A Gathering of Reconcilers

On Saturday, October 4, 1997 between noon and 6:00pm, hundreds of thousands of men gathered on the nation's front lawn in Washington, DC, for the Promise Keepers event called Stand in the Gap. Ten Jumbotrons set up between the Capitol steps and the Washington Monument delivered images of the Promise Keepers' leaders and guest speakers.

At approximately 4:00 pm, the throngs attending the event witnessed, on the screens, what many believe was a spiritual turning point in American history. At center stage, PK leaders gathered to publicly repent of racism in the Church and ask God for forgiveness and mercy. As humble prayers ascended, the leaders extended their hands toward one another. A white hand, a black hand, a Native American hand, a Jewish hand, an Asian hand - all joined together with hearts of humility and repentance for the racism of our nation's past. And as they prayed, the multitudes joined in, some standing together holding hands, some kneeling alone, others lying prostrate on the ground.

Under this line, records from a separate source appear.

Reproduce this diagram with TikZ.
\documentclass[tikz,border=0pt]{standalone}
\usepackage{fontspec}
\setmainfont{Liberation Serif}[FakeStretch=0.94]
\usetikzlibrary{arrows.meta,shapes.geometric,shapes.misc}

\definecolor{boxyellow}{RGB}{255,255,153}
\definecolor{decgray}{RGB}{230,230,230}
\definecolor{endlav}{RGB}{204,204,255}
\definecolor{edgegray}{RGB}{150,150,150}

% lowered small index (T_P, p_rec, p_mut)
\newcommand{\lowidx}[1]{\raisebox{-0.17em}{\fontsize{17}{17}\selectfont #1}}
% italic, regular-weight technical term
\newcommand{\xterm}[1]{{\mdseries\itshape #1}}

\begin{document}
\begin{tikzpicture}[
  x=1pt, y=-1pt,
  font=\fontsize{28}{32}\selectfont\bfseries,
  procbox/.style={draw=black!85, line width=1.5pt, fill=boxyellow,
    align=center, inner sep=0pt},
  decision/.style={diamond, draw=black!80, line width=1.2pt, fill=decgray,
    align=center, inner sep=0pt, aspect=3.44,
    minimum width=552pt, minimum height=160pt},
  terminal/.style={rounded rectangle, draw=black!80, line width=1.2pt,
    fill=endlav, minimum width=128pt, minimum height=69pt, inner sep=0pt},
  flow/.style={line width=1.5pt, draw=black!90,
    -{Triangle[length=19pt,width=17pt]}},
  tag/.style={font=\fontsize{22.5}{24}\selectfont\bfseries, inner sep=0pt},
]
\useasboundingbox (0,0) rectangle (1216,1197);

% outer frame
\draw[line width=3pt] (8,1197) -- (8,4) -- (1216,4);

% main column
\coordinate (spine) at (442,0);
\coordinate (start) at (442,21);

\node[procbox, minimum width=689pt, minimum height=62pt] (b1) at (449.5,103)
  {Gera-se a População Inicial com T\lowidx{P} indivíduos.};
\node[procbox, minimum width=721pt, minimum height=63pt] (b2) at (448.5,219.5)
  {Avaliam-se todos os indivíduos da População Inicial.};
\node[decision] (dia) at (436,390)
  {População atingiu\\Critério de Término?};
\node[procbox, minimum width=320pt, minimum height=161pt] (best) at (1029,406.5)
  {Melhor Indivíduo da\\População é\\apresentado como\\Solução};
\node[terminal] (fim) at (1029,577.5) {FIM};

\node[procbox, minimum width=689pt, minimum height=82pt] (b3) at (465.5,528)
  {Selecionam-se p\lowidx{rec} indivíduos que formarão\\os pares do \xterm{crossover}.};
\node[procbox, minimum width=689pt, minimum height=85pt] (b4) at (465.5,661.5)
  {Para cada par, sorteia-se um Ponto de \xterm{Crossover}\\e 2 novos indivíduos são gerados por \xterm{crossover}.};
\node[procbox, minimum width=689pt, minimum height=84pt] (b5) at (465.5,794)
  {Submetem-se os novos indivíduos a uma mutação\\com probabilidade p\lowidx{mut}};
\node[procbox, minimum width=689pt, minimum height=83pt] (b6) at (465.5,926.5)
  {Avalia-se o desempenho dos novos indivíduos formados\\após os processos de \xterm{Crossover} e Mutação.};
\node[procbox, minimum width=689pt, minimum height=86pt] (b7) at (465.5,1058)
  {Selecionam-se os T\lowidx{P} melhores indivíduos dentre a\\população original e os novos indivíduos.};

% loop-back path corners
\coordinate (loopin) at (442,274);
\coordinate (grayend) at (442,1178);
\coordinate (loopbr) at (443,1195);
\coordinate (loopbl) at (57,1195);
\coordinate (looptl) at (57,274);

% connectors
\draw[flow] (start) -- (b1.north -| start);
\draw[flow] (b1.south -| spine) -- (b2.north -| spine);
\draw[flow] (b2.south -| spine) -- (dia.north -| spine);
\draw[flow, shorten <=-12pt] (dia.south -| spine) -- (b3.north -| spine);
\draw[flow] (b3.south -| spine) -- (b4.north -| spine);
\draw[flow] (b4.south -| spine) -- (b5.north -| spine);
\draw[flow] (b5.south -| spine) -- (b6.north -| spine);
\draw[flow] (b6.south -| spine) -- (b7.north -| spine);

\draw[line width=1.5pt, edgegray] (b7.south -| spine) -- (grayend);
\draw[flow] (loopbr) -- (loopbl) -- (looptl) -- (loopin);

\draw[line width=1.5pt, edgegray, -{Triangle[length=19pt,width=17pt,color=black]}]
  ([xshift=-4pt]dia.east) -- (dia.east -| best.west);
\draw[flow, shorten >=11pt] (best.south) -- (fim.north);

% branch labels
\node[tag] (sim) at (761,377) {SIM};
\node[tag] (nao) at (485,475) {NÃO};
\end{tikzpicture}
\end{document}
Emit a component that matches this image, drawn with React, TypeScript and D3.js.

Racial reconciliation is essential to the health of Christ's body. As we move into the next millennium, the Church can no longer afford to be divided over skin color and cultural dissimilarity. We are slowly learning that the American Church and white Western culture are not synonymous.

Twice before in this century the Church was offered the opportunity to heal its racial divide. The first opportunity occurred in the early 1900's at the Azusa Street revivals. On that occasion, blacks and whites met together for several years following a visitation of the Holy Spirit and subsequent revival. These events birthed the modern Pentecostal movement. But after a time, the black believers formed one denomination and the white believers formed another. Today, scant evidence remains of God's reconciliatory work from those years.


"In the 1950's, God presented the American, white evangelical church with a marvelous opportunity."

A second opportunity arose in the South during the 1950's. After generations of racial oppression and degradation, after years of "Jim Crow" laws and "back of the bus" treatment, Southern blacks, then called Negroes, grew tired of being oppressed. Sparked by Rosa Parks' refusal to yield her bus seat to a white man and led by a Baptist preacher named Martin Luther King, Jr., a series of protests unfolded which catapulted the oppressed and their cause to center stage America. At that critical juncture in our nation's history, God presented the white, American, evangelical church with a marvelous opportunity. Come stand with your black Christian brothers and sisters and fight with them to recover their lost dignity.

As early protests ensued, God's sovereign hand could be seen at work. On more than one occasion, marchers' prayers supernaturally turned back water hoses and armed police. God had intervened. But the white, evangelical church remained silent, just as they had done for so many years before. Today, a generation later, the chasm between the two groups - black Christians and white Christians - is painfully obvious, especially on the political front.

HEAL The word reconciliation is built from the prefix re and the word conciliation. Conciliation means to try to regain, or gain again, friendship or goodwill. Reconciliation implies multiple efforts at restoring a broken relationship. In living out its motto of "Heal the Church, Heal the Nation," HEAL encourages Christians to become humble reconcilers and to possess the endurance to pro-actively build affirming relationships across racial lines. In so doing, we labor in love through Christ to heal the long standing wounds which have divided us.

Before the Church can be effective in helping the nation to heal, the Church itself must be healed. The first step toward healing is reexamination. The second step is reconciliation.

"Is not this the kind of fasting I have chosen: to loose the chains of injustice and untie the cords of the yoke, to set the oppressed free and break every yoke?"